____ Given records
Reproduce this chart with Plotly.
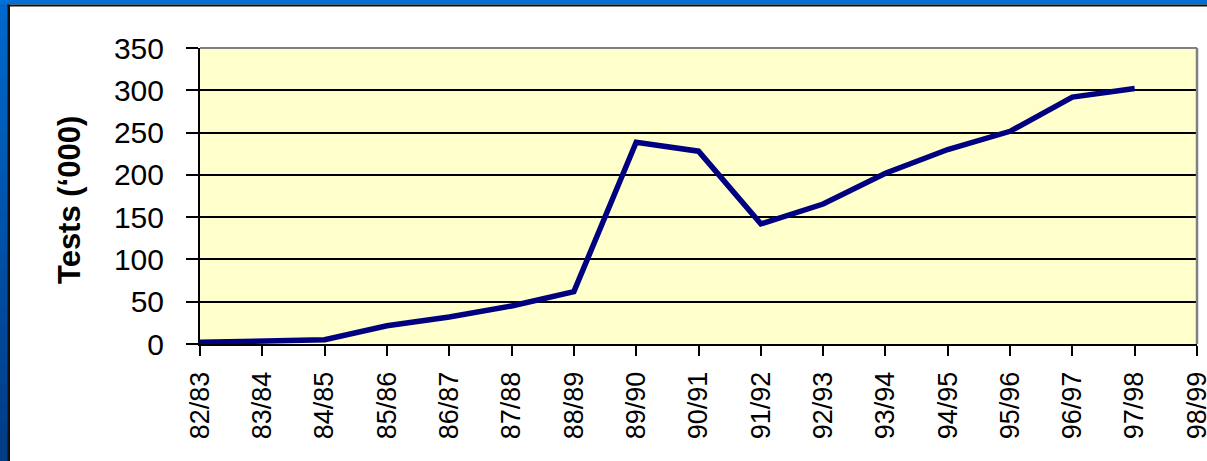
import plotly.graph_objects as go

# ---- data ----
categories = ["82/83", "83/84", "84/85", "85/86", "86/87", "87/88", "88/89", "89/90",
              "90/91", "91/92", "92/93", "93/94", "94/95", "95/96", "96/97", "97/98", "98/99"]
tests_thousands = [2, 4, 5, 21.5, 32, 45, 62, 238.5, 228, 142, 165.5, 202, 230, 251.5, 292, 302, None]
y_ticks = [0, 50, 100, 150, 200, 250, 300, 350]
y_title = "Tests (‘000)"

# ---- layout geometry (pixels) ----
W, H = 1207, 461
L, R, T, B = 200, 10, 48, 117
PW, PH = W - L - R, H - T - B


def xp(px):
    return (px - L) / PW


def yp(py):
    return (H - B - py) / PH


fig = go.Figure()
fig.add_trace(go.Scatter(
    x=categories, y=tests_thousands, mode="lines",
    line=dict(color="#000080", width=5.5), connectgaps=False,
    hoverinfo="x+y", showlegend=False,
))

shapes = []
# left blue strip with vertical gradient (approximated by bands)
n = 24
top_rgb = (0, 104, 204)
bot_rgb = (0, 60, 135)
for i in range(n):
    f = i / (n - 1)
    c = tuple(round(top_rgb[k] + (bot_rgb[k] - top_rgb[k]) * f) for k in range(3))
    y0 = H * i / n
    y1 = H * (i + 1) / n + 1
    shapes.append(dict(type="rect", xref="paper", yref="paper",
                       x0=xp(0), x1=xp(8), y0=yp(y1), y1=yp(y0),
                       fillcolor="rgb(%d,%d,%d)" % c, line=dict(width=0), layer="below"))
# top blue strip
shapes.append(dict(type="rect", xref="paper", yref="paper",
                   x0=xp(0), x1=xp(W), y0=yp(4.5), y1=yp(0),
                   fillcolor="#0070d4", line=dict(width=0), layer="below"))
# black inner edges
shapes.append(dict(type="rect", xref="paper", yref="paper",
                   x0=xp(7.5), x1=xp(10), y0=yp(H), y1=yp(4.5),
                   fillcolor="#101010", line=dict(width=0), layer="below"))
shapes.append(dict(type="rect", xref="paper", yref="paper",
                   x0=xp(7.5), x1=xp(W), y0=yp(6.5), y1=yp(4.5),
                   fillcolor="#101010", line=dict(width=0), layer="below"))
# plot-area border: grey top and right
shapes.append(dict(type="line", xref="paper", yref="paper", x0=0, x1=1, y0=1, y1=1,
                   line=dict(color="#808080", width=2)))
shapes.append(dict(type="line", xref="paper", yref="paper", x0=1, x1=1, y0=0, y1=1,
                   line=dict(color="#808080", width=2.5)))

fig.update_layout(
    width=W, height=H,
    margin=dict(l=L, r=R, t=T, b=B, autoexpand=False),
    paper_bgcolor="white",
    plot_bgcolor="#FFFFCC",
    font=dict(family="Liberation Sans, Arial, sans-serif", color="black"),
    shapes=shapes,
    xaxis=dict(
        type="category", categoryorder="array", categoryarray=categories,
        range=[0, len(categories) - 1],
        tickmode="array", tickvals=categories, ticktext=categories,
        tickangle=-90, tickfont=dict(size=27),
        ticks="outside", ticklen=10, tickwidth=2, tickcolor="black",
        showline=True, linecolor="black", linewidth=2,
        showgrid=False, zeroline=False, automargin=False,
        ticklabelstandoff=5,
    ),
    yaxis=dict(
        range=[0, 350], tickmode="array", tickvals=y_ticks,
        tickfont=dict(size=30),
        ticks="outside", ticklen=12, tickwidth=2, tickcolor="black",
        showline=True, linecolor="black", linewidth=2,
        showgrid=True, gridcolor="black", gridwidth=1.5,
        zeroline=False, automargin=False,
        ticklabelstandoff=16,
    ),
    annotations=[dict(
        text="<b>" + y_title + "</b>", textangle=-90,
        xref="paper", yref="paper", x=xp(69), y=yp(200),
        xanchor="center", yanchor="middle", showarrow=False,
        font=dict(size=31, color="black", family="Liberation Sans, Arial, sans-serif"),
    )],
)

fig.write_html("out.html",
               config={"displayModeBar": False},
               post_script="document.body.style.margin='0';document.body.style.overflow='hidden';")
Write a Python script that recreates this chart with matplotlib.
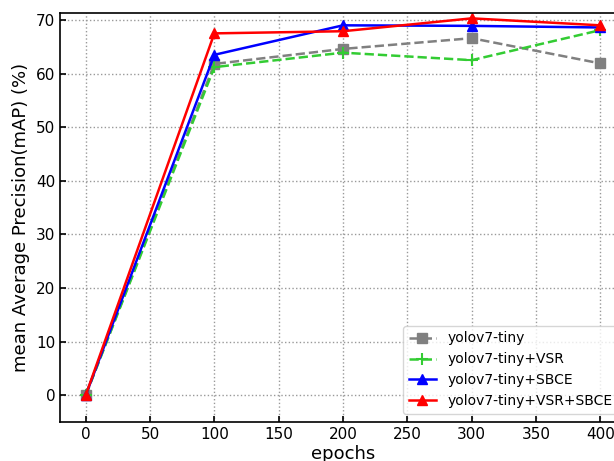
________
→ **Given request**: Without the pictures, print the records in full, exactly as they appear.

→ **Written answer**:
Reproduce this chart with Plotly.
import plotly.graph_objects as go

# ---- data ----
categories = ["82/83", "83/84", "84/85", "85/86", "86/87", "87/88", "88/89", "89/90",
              "90/91", "91/92", "92/93", "93/94", "94/95", "95/96", "96/97", "97/98", "98/99"]
tests_thousands = [2, 4, 5, 21.5, 32, 45, 62, 238.5, 228, 142, 165.5, 202, 230, 251.5, 292, 302, None]
y_ticks = [0, 50, 100, 150, 200, 250, 300, 350]
y_title = "Tests (‘000)"

# ---- layout geometry (pixels) ----
W, H = 1207, 461
L, R, T, B = 200, 10, 48, 117
PW, PH = W - L - R, H - T - B


def xp(px):
    return (px - L) / PW


def yp(py):
    return (H - B - py) / PH


fig = go.Figure()
fig.add_trace(go.Scatter(
    x=categories, y=tests_thousands, mode="lines",
    line=dict(color="#000080", width=5.5), connectgaps=False,
    hoverinfo="x+y", showlegend=False,
))

shapes = []
# left blue strip with vertical gradient (approximated by bands)
n = 24
top_rgb = (0, 104, 204)
bot_rgb = (0, 60, 135)
for i in range(n):
    f = i / (n - 1)
    c = tuple(round(top_rgb[k] + (bot_rgb[k] - top_rgb[k]) * f) for k in range(3))
    y0 = H * i / n
    y1 = H * (i + 1) / n + 1
    shapes.append(dict(type="rect", xref="paper", yref="paper",
                       x0=xp(0), x1=xp(8), y0=yp(y1), y1=yp(y0),
                       fillcolor="rgb(%d,%d,%d)" % c, line=dict(width=0), layer="below"))
# top blue strip
shapes.append(dict(type="rect", xref="paper", yref="paper",
                   x0=xp(0), x1=xp(W), y0=yp(4.5), y1=yp(0),
                   fillcolor="#0070d4", line=dict(width=0), layer="below"))
# black inner edges
shapes.append(dict(type="rect", xref="paper", yref="paper",
                   x0=xp(7.5), x1=xp(10), y0=yp(H), y1=yp(4.5),
                   fillcolor="#101010", line=dict(width=0), layer="below"))
shapes.append(dict(type="rect", xref="paper", yref="paper",
                   x0=xp(7.5), x1=xp(W), y0=yp(6.5), y1=yp(4.5),
                   fillcolor="#101010", line=dict(width=0), layer="below"))
# plot-area border: grey top and right
shapes.append(dict(type="line", xref="paper", yref="paper", x0=0, x1=1, y0=1, y1=1,
                   line=dict(color="#808080", width=2)))
shapes.append(dict(type="line", xref="paper", yref="paper", x0=1, x1=1, y0=0, y1=1,
                   line=dict(color="#808080", width=2.5)))

fig.update_layout(
    width=W, height=H,
    margin=dict(l=L, r=R, t=T, b=B, autoexpand=False),
    paper_bgcolor="white",
    plot_bgcolor="#FFFFCC",
    font=dict(family="Liberation Sans, Arial, sans-serif", color="black"),
    shapes=shapes,
    xaxis=dict(
        type="category", categoryorder="array", categoryarray=categories,
        range=[0, len(categories) - 1],
        tickmode="array", tickvals=categories, ticktext=categories,
        tickangle=-90, tickfont=dict(size=27),
        ticks="outside", ticklen=10, tickwidth=2, tickcolor="black",
        showline=True, linecolor="black", linewidth=2,
        showgrid=False, zeroline=False, automargin=False,
        ticklabelstandoff=5,
    ),
    yaxis=dict(
        range=[0, 350], tickmode="array", tickvals=y_ticks,
        tickfont=dict(size=30),
        ticks="outside", ticklen=12, tickwidth=2, tickcolor="black",
        showline=True, linecolor="black", linewidth=2,
        showgrid=True, gridcolor="black", gridwidth=1.5,
        zeroline=False, automargin=False,
        ticklabelstandoff=16,
    ),
    annotations=[dict(
        text="<b>" + y_title + "</b>", textangle=-90,
        xref="paper", yref="paper", x=xp(69), y=yp(200),
        xanchor="center", yanchor="middle", showarrow=False,
        font=dict(size=31, color="black", family="Liberation Sans, Arial, sans-serif"),
    )],
)

fig.write_html("out.html",
               config={"displayModeBar": False},
               post_script="document.body.style.margin='0';document.body.style.overflow='hidden';")
Write a Python script that recreates this chart with matplotlib.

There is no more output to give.